Wednesday, August 10, 2011

Almost third of US homes can watch online videos through TV.

Research from Leichtman Research Group indicates that 30% of  TV homes in the U.S. have at least one “TV device” connected to the Net.  About 10% have TVs that are directly connected,  and 23% are connected through videogame platforms that are also connected to TVs.  Access through other devices remains in single digits.

Another study by Frank Magid Associates looked at what devices and brands provided net access.  Videogame platforms dominated, with the Sony Playstation 3 at 19% and Microsoft’s Xbox 360 at 13%.  Another 6% get Internet access through Tivo or other DVRs (mostly provided by cable or DBS systems).  Single purpose access links trailed – Apple TV and Google TV each with about 4%, Roku at 3%, and Slingbox and Boxee at 1% penetration each.  While brands/models were not broken down, 7% of US TVHH had a Net-connected Blu-ray player connected to their main TV entertainment centers.
Magid also provided some use metrics, finding that 10% of adults watch at least one video a week through Net-connected TV devices, compared to 15% using mobile phones, and 9% using tablets.  But for online video watching generally, most viewing was through a laptop or PC (89% 0f viewing time).
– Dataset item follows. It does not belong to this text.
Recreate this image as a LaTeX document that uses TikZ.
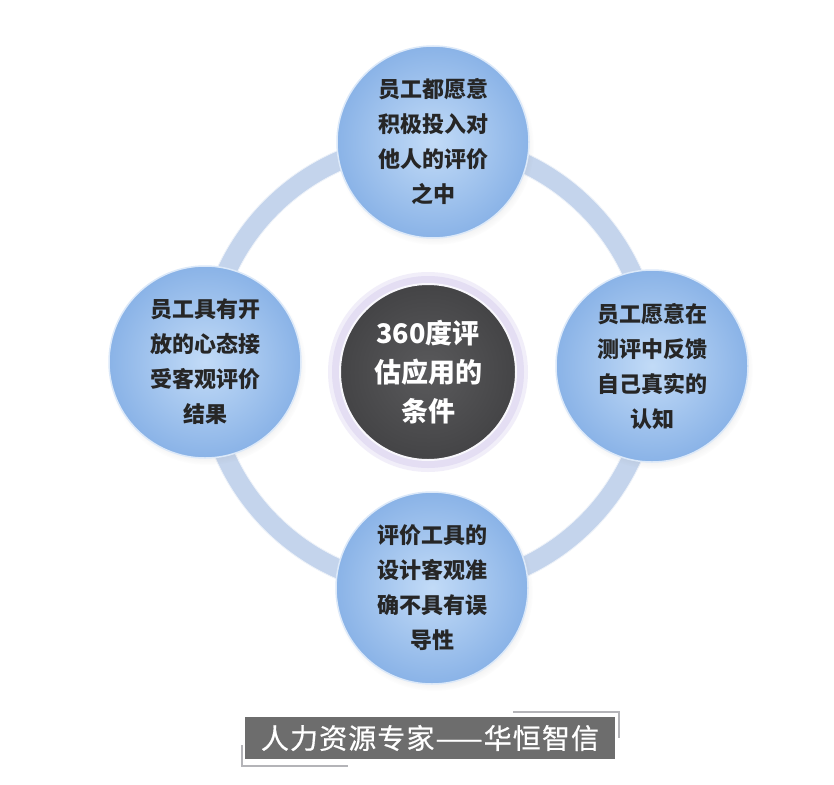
\documentclass[tikz,border=0pt]{standalone}
\usepackage{fontspec}
\newfontfamily\cjk{Noto Sans CJK SC}
\newfontfamily\cjklab[FakeBold=0.6,LetterSpace=4]{Noto Sans CJK SC}
\usetikzlibrary{shadows}
\definecolor{ringcol}{HTML}{C4D4EC}
\definecolor{ballin}{HTML}{C2DBF7}
\definecolor{ballout}{HTML}{8AB3E7}
\definecolor{ballrim}{HTML}{DCE9F9}
\definecolor{txtdark}{HTML}{262626}
\definecolor{coredark}{HTML}{444446}
\definecolor{corein}{HTML}{5A5A5C}
\definecolor{glow}{HTML}{D2C9EC}
\definecolor{labelgray}{HTML}{6D6D6D}
\definecolor{bracketgray}{HTML}{B4B4B8}
\tikzset{
  ball/.style={circle, minimum size=192pt, inner sep=0pt, align=center,
    shading=radial, inner color=ballin, outer color=ballout,
    draw=ballrim, line width=1.5pt,
    circular drop shadow={opacity=0.18, shadow xshift=2pt, shadow yshift=-4pt, shadow scale=1.03},
    text=txtdark, font=\cjk\bfseries\fontsize{22}{35}\selectfont},
  core/.style={circle, minimum size=176pt, inner sep=0pt, align=center,
    shading=radial, inner color=corein, outer color=coredark,
    draw=white!85!glow, line width=2pt,
    text=white, font=\cjk\bfseries\fontsize{27}{39}\selectfont},
  bracket/.style={draw=bracketgray, line width=1.3pt}
}
\begin{document}
\begin{tikzpicture}[x=1pt,y=-1pt]
\useasboundingbox (0,0) rectangle (834,784);
\fill[white] (0,0) rectangle (834,784);
\coordinate (ringc) at (429,365);
\draw[ringcol, line width=20pt] (ringc) circle[radius=223pt];
\draw[white!70!ringcol, line width=0.8pt] (ringc) circle[radius=213pt];
\draw[white!70!ringcol, line width=0.8pt] (ringc) circle[radius=233pt];
\fill[glow, opacity=0.6] (428,372) circle[radius=96pt];
\fill[glow!60!white, opacity=0.5] (428,372) circle[radius=100pt];
\node[core] (center) at (428,372) {360度评\\估应用的\\条件};
\node[ball] (top) at (433,142) {员工都愿意\\积极投入对\\他人的评价\\之中};
\node[ball] (left) at (205,362) {员工具有开\\放的心态接\\受客观评价\\结果};
\node[ball] (right) at (652,366) {员工愿意在\\测评中反馈\\自己真实的\\认知};
\node[ball] (bottom) at (432,588) {评价工具的\\设计客观准\\确不具有误\\导性};
\node[fill=labelgray, minimum width=370pt, minimum height=42pt, inner sep=0pt,
  text=white, font=\cjklab\fontsize{28}{30}\selectfont] (label) at (430,738)
  {人力资源专家——华恒智信};
\draw[bracket] (513,712) -- (619,712) -- (619,738);
\draw[bracket] (242,745) -- (242,766) -- (348,766);
\end{tikzpicture}
\end{document}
As penetration of alternative display devices and interconnection of devices continues to grow, new markets and potential uses emerge.  You can think of this negatively, as increased competition, or you can think of it as opportunities to enter new markets and new potential sources for revenues.  You can see some of this in how different groups to the notion of “TV Everywhere.”  Cable MSOs, DBS services, and emerging telecomm based services see that growth as a way of adding value to there services, and hopefully expanding use and viewing of TV signals beyond the TV set in the home (and helping to retain subscribers).  On the other hand, many of the networks and program producers are concerned that this may impact on their ability to market content to video-streaming services.  Both arguments look at short-term concerns.  In the long term, though, the potential to develop new markets and add value should trump concerns about shifts in the traditional markets.